Banks are required to calculate the IRD as per the client’s mortgage terms. However, you are very correct in suggesting that lender personnel are frequently ineffective in helping customers determine the inputs for the IRD. They can quote a total penalty, but they often cannot explain the calculation behind that number.
Federal disclosure rules cannot come too soon. Unfortunately, I think the government underestimated how many nuances exist and how long it would take to draft the actual regulations.
Can someone help me, I got talked into a 30year mortgage on a ten year fix term. I want out and read on here about the Canada Interest Act. It said that on a ten year term that after 5 years that the lender can only charge the 3 months interest and that the IRD could not be applied. Where can I get the Interest Act and what section do I need out of it?
See section 10(1)
Be very careful. They’ll likely try to convince you that IRD applies but yes, you can get out AFTER five years have passed by paying three-month’s interest.
If you break the term BEFORE you’re into year five, however, all of the remaining years will feature in your interest calculations. For example, if you’re in year three of ten, your IRD will take into account the lost interest for years four through ten of your term. Ouch.

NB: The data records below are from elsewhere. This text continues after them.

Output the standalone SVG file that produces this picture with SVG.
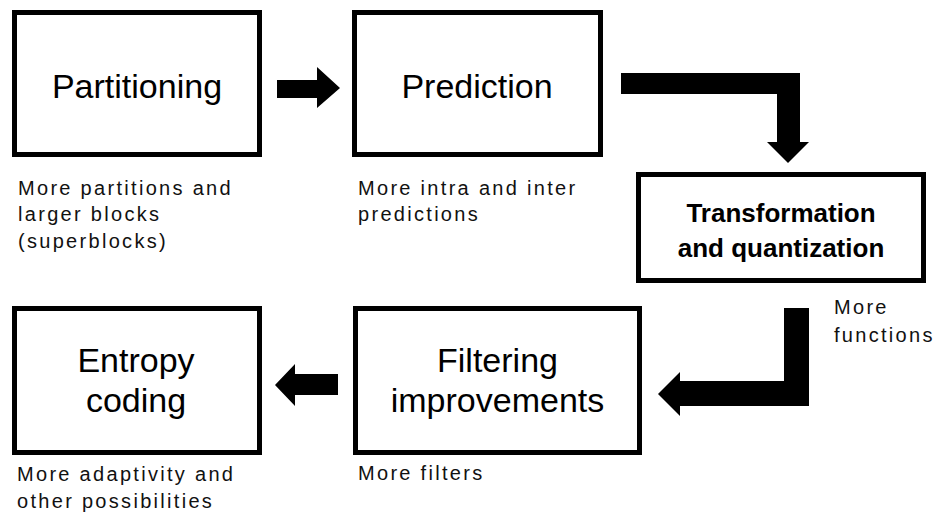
<svg xmlns="http://www.w3.org/2000/svg" width="935" height="516" viewBox="0 0 935 516">
<style>
.box{fill:#fff;stroke:#000;stroke-width:5}
.big{font-family:"Liberation Sans",Arial,sans-serif;font-size:34px;fill:#000;text-anchor:middle}
.bold{font-family:"Liberation Sans",Arial,sans-serif;font-size:26px;font-weight:bold;fill:#000;text-anchor:middle}
.lbl{font-family:"Liberation Sans",Arial,sans-serif;font-size:20px;letter-spacing:2.3px;fill:#111}
.arr{fill:#000}
</style>
<rect width="935" height="516" fill="#fff"/>
<g id="connectors">
<polygon class="arr" points="277,80 317,80 317,67 340,88 317,108 317,98 277,98"/>
<polygon class="arr" points="621,73 800,73 800,142 809,142 788,163 767,142 777,142 777,94 621,94"/>
<polygon class="arr" points="784,308 809,308 809,406 680,406 680,416 658,394 680,372 680,381 784,381"/>
<polygon class="arr" points="338,374 295,374 295,364 275,385 295,406 295,395 338,395"/>
</g>
<g id="partitioning">
<rect class="box" x="14.5" y="12.5" width="245" height="142"/>
<text class="big" x="137" y="98">Partitioning</text>
<text class="lbl" x="18" y="195">More partitions and</text>
<text class="lbl" x="18" y="221">larger blocks</text>
<text class="lbl" x="18" y="248">(superblocks)</text>
</g>
<g id="prediction">
<rect class="box" x="354.5" y="12.5" width="246" height="142"/>
<text class="big" x="477" y="98">Prediction</text>
<text class="lbl" x="358" y="195">More intra and inter</text>
<text class="lbl" x="358" y="221">predictions</text>
</g>
<g id="transformation">
<rect class="box" x="638.5" y="174.5" width="285" height="106"/>
<text class="bold" x="781" y="222">Transformation</text>
<text class="bold" x="781" y="257">and quantization</text>
<text class="lbl" x="834" y="314">More</text>
<text class="lbl" x="834" y="342">functions</text>
</g>
<g id="filtering">
<rect class="box" x="355.5" y="308.5" width="284" height="144"/>
<text class="big" x="497.5" y="372">Filtering</text>
<text class="big" x="497.5" y="412">improvements</text>
<text class="lbl" x="358" y="480">More filters</text>
</g>
<g id="entropy">
<rect class="box" x="14.5" y="308.5" width="245" height="144"/>
<text class="big" x="136" y="372">Entropy</text>
<text class="big" x="136" y="412">coding</text>
<text class="lbl" x="17" y="481">More adaptivity and</text>
<text class="lbl" x="17" y="508">other possibilities</text>
</g>
</svg>
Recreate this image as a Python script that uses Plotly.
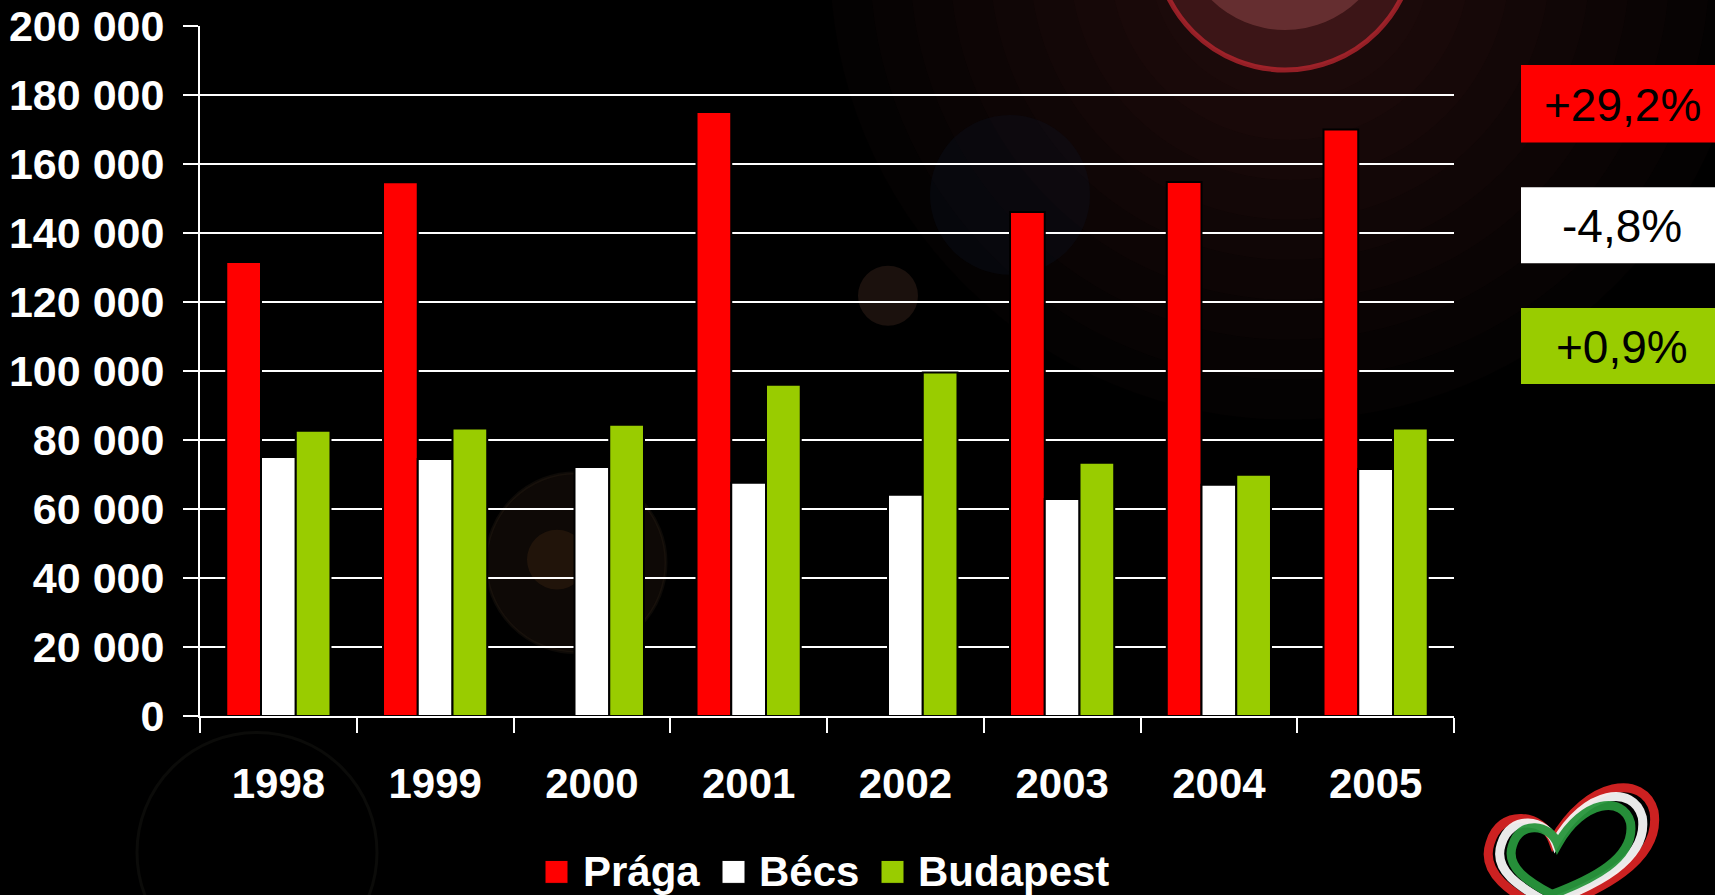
import plotly.graph_objects as go

# ---------------- data ----------------
years = ["1998", "1999", "2000", "2001", "2002", "2003", "2004", "2005"]
praga = [131600, 154700, None, 175100, None, 146100, 154800, 170000]
becs = [75100, 74500, 72200, 67600, 64100, 62900, 67000, 71600]
budapest = [82700, 83300, 84400, 96000, 99600, 73400, 69900, 83300]

series_names = ["Prága", "Bécs", "Budapest"]
series_colors = ["#FF0000", "#FFFFFF", "#99CC00"]
change_labels = ["+29,2%", "-4,8%", "+0,9%"]

y_tickvals = [0, 20000, 40000, 60000, 80000, 100000, 120000, 140000, 160000, 180000, 200000]
y_ticktext = ["0", "20 000", "40 000", "60 000", "80 000", "100 000",
              "120 000", "140 000", "160 000", "180 000", "200 000"]

# ---------------- geometry helpers ----------------
W, H = 1715, 895
ML, MR, MT, MB = 200, 261, 26, 178.5
PW = W - ML - MR
PH = H - MT - MB


def px(x):
    return (x - ML) / PW


def py(y):
    return (H - MB - y) / PH


FONT = "Liberation Sans, Arial, sans-serif"

fig = go.Figure()
for name, vals, col in zip(series_names, [praga, becs, budapest], series_colors):
    fig.add_trace(go.Bar(
        x=years, y=vals, name=name,
        marker=dict(color=col, line=dict(color="black", width=2)),
        showlegend=False,
    ))

shapes = []
annotations = []

# --- decorative background glow (top right lens flare), soft layered ---
for k in range(9):
    r = 460 - k * 40
    shapes.append(dict(type="circle", xref="paper", yref="paper", layer="below",
                       x0=px(1290 - r), x1=px(1290 + r), y0=py(-40 + r), y1=py(-40 - r),
                       fillcolor="rgba(90,40,35,0.045)", line=dict(width=0)))
# ring
rc_x, rc_y, rr = 1285, -60, 130
shapes.append(dict(type="circle", xref="paper", yref="paper", layer="below",
                   x0=px(rc_x - rr), x1=px(rc_x + rr), y0=py(rc_y + rr), y1=py(rc_y - rr),
                   fillcolor="rgba(140,50,55,0.30)",
                   line=dict(color="rgba(200,40,50,0.7)", width=5)))
shapes.append(dict(type="circle", xref="paper", yref="paper", layer="below",
                   x0=px(rc_x - 105), x1=px(rc_x + 105), y0=py(rc_y - 15 + 105), y1=py(rc_y - 15 - 105),
                   fillcolor="rgba(200,105,105,0.30)", line=dict(width=0)))
shapes.append(dict(type="circle", xref="paper", yref="paper", layer="below",
                   x0=px(rc_x - 60), x1=px(rc_x + 60), y0=py(rc_y + 60), y1=py(rc_y - 60),
                   fillcolor="rgba(110,80,80,0.8)", line=dict(width=0)))
# faint lens flares
for cx, cy, r, fill, lc in [
    (576, 563, 90, "rgba(45,30,20,0.30)", "rgba(60,45,30,0.22)"),
    (557, 560, 30, "rgba(90,55,25,0.25)", "rgba(0,0,0,0)"),
    (1010, 195, 80, "rgba(12,20,35,0.30)", "rgba(0,0,0,0)"),
    (888, 296, 30, "rgba(60,38,28,0.45)", "rgba(0,0,0,0)"),
    (257, 853, 120, "rgba(0,0,0,0)", "rgba(45,45,35,0.25)"),
]:
    shapes.append(dict(type="circle", xref="paper", yref="paper", layer="below",
                       x0=px(cx - r), x1=px(cx + r), y0=py(cy + r), y1=py(cy - r),
                       fillcolor=fill, line=dict(color=lc, width=3)))

# --- right-hand change boxes ---
box_rows = [(65, 142.7), (187.3, 263.3), (308.3, 384.3)]
for (y0, y1), col, lab in zip(box_rows, series_colors, change_labels):
    shapes.append(dict(type="rect", xref="paper", yref="paper", layer="above",
                       x0=px(1521), x1=px(1725), y0=py(y1), y1=py(y0),
                       fillcolor=col, line=dict(width=0)))
    annotations.append(dict(x=px(1622), y=py((y0 + y1) / 2 + 1), xref="paper", yref="paper",
                            text=lab, showarrow=False, xanchor="center", yanchor="middle",
                            font=dict(family=FONT, size=46, color="black")))

# --- custom legend ---
leg_sq_x = [545, 722, 881]
leg_txt_x = [581, 757, 916]
for sx, tx, col, name in zip(leg_sq_x, leg_txt_x, series_colors, series_names):
    shapes.append(dict(type="rect", xref="paper", yref="paper", layer="above",
                       x0=px(sx), x1=px(sx + 23), y0=py(884), y1=py(861),
                       fillcolor=col, line=dict(color="black", width=1)))
    annotations.append(dict(x=px(tx), y=py(872), xref="paper", yref="paper",
                            text="<b>%s</b>" % name, showarrow=False,
                            xanchor="left", yanchor="middle",
                            font=dict(family=FONT, size=42, color="white")))

# --- heart logo (ribbon in national colours) ---
heart = [(1553, 842), (1543, 814), (1500, 808), (1490, 844),
         (1480, 874), (1512, 894), (1545, 912),
         (1598, 892), (1662, 862), (1654, 812),
         (1644, 774), (1588, 780), (1553, 842)]
hcx, hcy = 1570, 852


def heart_path(scale):
    pts = [(hcx + (x - hcx) * scale, hcy + (y - hcy) * scale) for x, y in heart]
    p = "M %.5f %.5f" % (px(pts[0][0]), py(pts[0][1]))
    for i in range(1, len(pts), 3):
        a, b, c = pts[i], pts[i + 1], pts[i + 2]
        p += " C %.5f %.5f %.5f %.5f %.5f %.5f" % (px(a[0]), py(a[1]), px(b[0]), py(b[1]),
                                                   px(c[0]), py(c[1]))
    return p + " Z"


for sc, col in [(1.0, "rgba(215,35,35,0.95)"), (0.86, "rgba(245,245,245,0.95)"),
                (0.72, "rgba(40,150,60,0.95)")]:
    shapes.append(dict(type="path", xref="paper", yref="paper", layer="above",
                       path=heart_path(sc), line=dict(color=col, width=9)))

fig.update_layout(
    width=W, height=H,
    margin=dict(l=ML, r=MR, t=MT, b=MB, pad=0, autoexpand=False),
    paper_bgcolor="black",
    plot_bgcolor="rgba(0,0,0,0)",
    barmode="group",
    bargap=0.335,
    bargroupgap=0,
    shapes=shapes,
    annotations=annotations,
    showlegend=False,
    xaxis=dict(
        type="category",
        automargin=False,
        showline=True, linecolor="white", linewidth=2,
        ticks="outside", ticklen=15, tickwidth=2, tickcolor="white",
        tickson="boundaries",
        showgrid=False, zeroline=False,
        tickfont=dict(family=FONT, size=42, color="white", weight="bold"),
        ticklabelstandoff=30,
    ),
    yaxis=dict(
        automargin=False,
        range=[0, 200000],
        tickvals=y_tickvals, ticktext=y_ticktext,
        showline=True, linecolor="white", linewidth=2,
        ticks="outside", ticklen=15, tickwidth=2, tickcolor="white",
        showgrid=True, gridcolor="white", gridwidth=2,
        zeroline=False,
        tickfont=dict(family=FONT, size=43, color="white", weight="bold"),
        ticklabelstandoff=10,
    ),
)

fig.write_html("out.html", config={"displayModeBar": False},
               post_script="document.body.style.margin='0';document.body.style.overflow='hidden';")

We considered a ten year term at 4.85 percent but the prospect of owing what could amount to more than 50 000$ (in our case) if we had life-changing event requiring us to sell the house in years one through five was more than we could stomach.
I don’t agree that the banks can charge “what they like”. The bank is bound by the mortgage contract. The problem I mentioned earlier is the description of the IRD calculation in the mortgage contract is too vague. The contract can refer to parameters such as ‘discount’ without explicitly defining them. I wonder how a bank with it’s army of lawyers draft such a vague description? Is this intentional?
The federal government has a problem with the debt consumers are incurring, yet part of that debt is the paying for userous penalties by the banks. The largest penalty I have seen is $21,000 to get out of a mortgage. The banks are stealing the equity of Canadians and there are no regulations which make them accountable. This has to stop now and Canadians need to speak up. The banks have too much control in this country and the federal government has become their puppet. Look at how many times the Federal Minister discusses rates rising..lock in…when in fact they have done just the opposite. I would like to see a figure on how many billions of dollars of the banks profits have come from the backs of Canadians through penalties. It has been a cash cow for the banks and you watch they arent about to give it up. Legislation hmmmmm!
As a Real Estate investor, we have been hit multiple times with mortgage payouts when selling properties. The largest we have been hit with s $17,000, but another investor I talked to was quoted a payout of $40,000 on a property he needed to sell.
These payouts trap many homeowners and essentially steal their equity. If banks weren’t posting such huge profits I could see how this is an actual cost to them, but from all outward appearances it is just a cash cow.